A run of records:
======

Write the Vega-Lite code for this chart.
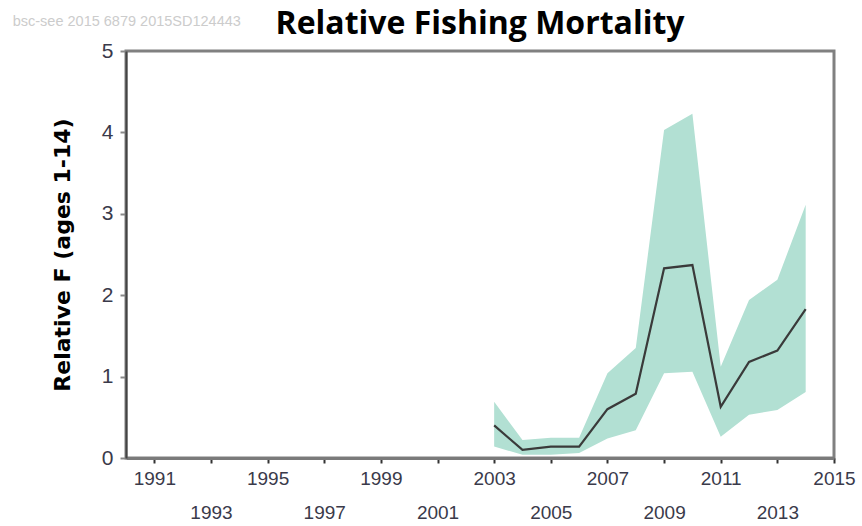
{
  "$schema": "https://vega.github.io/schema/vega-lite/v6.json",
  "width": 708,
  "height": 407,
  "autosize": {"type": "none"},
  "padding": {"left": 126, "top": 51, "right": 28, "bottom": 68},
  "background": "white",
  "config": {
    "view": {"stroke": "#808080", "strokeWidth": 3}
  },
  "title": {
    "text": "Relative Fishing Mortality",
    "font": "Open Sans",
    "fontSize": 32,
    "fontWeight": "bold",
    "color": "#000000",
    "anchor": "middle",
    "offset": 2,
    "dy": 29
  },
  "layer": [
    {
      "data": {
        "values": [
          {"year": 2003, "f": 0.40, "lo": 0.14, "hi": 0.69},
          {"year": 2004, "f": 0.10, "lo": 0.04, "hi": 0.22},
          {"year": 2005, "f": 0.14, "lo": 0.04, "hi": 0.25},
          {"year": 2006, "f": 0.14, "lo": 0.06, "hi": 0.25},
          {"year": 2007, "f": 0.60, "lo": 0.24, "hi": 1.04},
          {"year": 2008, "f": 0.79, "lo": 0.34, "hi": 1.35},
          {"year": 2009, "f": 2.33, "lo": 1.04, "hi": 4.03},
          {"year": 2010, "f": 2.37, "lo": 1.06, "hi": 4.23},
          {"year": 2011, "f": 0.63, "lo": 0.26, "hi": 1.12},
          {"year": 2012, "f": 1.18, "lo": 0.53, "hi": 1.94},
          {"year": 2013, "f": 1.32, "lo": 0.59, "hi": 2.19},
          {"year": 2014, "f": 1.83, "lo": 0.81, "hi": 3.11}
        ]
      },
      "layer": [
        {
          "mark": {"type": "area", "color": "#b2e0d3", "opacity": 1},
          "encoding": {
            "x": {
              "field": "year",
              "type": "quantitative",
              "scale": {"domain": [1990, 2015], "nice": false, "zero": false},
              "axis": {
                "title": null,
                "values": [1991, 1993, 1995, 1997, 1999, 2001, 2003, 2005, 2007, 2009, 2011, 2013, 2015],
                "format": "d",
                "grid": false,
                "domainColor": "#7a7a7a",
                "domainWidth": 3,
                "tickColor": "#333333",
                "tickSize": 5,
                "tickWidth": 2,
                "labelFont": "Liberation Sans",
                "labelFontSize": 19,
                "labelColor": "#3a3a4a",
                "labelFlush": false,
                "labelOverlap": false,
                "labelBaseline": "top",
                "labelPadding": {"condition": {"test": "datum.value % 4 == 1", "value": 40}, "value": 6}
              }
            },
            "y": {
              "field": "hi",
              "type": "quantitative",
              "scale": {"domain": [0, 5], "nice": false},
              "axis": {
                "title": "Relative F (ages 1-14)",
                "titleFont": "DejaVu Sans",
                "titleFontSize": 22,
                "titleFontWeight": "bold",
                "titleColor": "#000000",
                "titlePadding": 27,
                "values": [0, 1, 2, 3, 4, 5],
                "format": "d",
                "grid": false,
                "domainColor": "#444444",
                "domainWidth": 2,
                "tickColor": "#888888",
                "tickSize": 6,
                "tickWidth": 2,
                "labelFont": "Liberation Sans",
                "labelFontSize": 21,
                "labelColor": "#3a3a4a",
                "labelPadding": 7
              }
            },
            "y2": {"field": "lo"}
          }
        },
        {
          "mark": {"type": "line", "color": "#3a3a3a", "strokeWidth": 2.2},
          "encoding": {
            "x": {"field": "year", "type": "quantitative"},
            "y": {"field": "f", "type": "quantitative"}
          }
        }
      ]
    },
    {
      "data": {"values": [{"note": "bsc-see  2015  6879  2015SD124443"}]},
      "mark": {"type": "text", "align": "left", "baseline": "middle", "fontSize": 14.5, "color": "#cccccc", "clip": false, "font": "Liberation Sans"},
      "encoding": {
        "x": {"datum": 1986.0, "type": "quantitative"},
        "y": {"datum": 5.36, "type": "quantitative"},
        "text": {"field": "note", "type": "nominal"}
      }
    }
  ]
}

======

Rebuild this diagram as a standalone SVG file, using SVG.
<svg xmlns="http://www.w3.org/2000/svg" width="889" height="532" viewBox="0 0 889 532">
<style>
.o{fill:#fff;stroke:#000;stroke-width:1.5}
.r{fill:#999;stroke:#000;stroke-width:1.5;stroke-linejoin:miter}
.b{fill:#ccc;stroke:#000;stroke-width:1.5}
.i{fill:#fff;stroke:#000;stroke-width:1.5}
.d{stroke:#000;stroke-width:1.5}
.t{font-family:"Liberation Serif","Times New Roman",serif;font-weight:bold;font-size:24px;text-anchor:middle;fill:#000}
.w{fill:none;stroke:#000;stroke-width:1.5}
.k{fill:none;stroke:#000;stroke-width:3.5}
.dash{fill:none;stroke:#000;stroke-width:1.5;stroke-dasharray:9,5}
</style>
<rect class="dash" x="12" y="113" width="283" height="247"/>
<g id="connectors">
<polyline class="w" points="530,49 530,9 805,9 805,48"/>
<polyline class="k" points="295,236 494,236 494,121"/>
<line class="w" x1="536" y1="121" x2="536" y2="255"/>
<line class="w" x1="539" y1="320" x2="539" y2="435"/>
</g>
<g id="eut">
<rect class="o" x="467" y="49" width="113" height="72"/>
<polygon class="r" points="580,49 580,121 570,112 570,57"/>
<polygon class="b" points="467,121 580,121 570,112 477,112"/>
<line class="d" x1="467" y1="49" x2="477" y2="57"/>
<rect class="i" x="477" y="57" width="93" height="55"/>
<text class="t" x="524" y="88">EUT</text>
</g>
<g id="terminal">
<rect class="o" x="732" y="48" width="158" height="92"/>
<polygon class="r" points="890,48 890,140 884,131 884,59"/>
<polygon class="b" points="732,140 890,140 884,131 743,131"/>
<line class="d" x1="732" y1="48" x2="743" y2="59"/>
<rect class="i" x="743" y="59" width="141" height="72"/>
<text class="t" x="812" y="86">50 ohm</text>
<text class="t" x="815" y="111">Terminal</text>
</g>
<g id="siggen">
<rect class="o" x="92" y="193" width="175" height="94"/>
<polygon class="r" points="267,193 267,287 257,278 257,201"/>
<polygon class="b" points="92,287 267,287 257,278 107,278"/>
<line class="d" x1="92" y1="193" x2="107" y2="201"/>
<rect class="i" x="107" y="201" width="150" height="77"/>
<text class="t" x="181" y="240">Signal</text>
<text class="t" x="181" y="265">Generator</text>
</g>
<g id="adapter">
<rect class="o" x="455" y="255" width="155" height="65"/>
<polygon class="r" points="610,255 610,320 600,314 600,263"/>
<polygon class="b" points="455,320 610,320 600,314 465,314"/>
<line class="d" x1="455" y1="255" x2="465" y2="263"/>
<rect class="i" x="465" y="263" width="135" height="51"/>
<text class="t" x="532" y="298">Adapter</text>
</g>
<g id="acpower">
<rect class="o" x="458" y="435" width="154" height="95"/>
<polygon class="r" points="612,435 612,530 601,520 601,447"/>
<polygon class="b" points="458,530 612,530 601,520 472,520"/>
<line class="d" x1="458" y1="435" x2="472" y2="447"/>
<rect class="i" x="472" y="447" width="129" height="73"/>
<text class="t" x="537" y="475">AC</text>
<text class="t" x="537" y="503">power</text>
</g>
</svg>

======

Written instruction
How many of the lines above include the string "this"? Answer with the number only.

Final result
2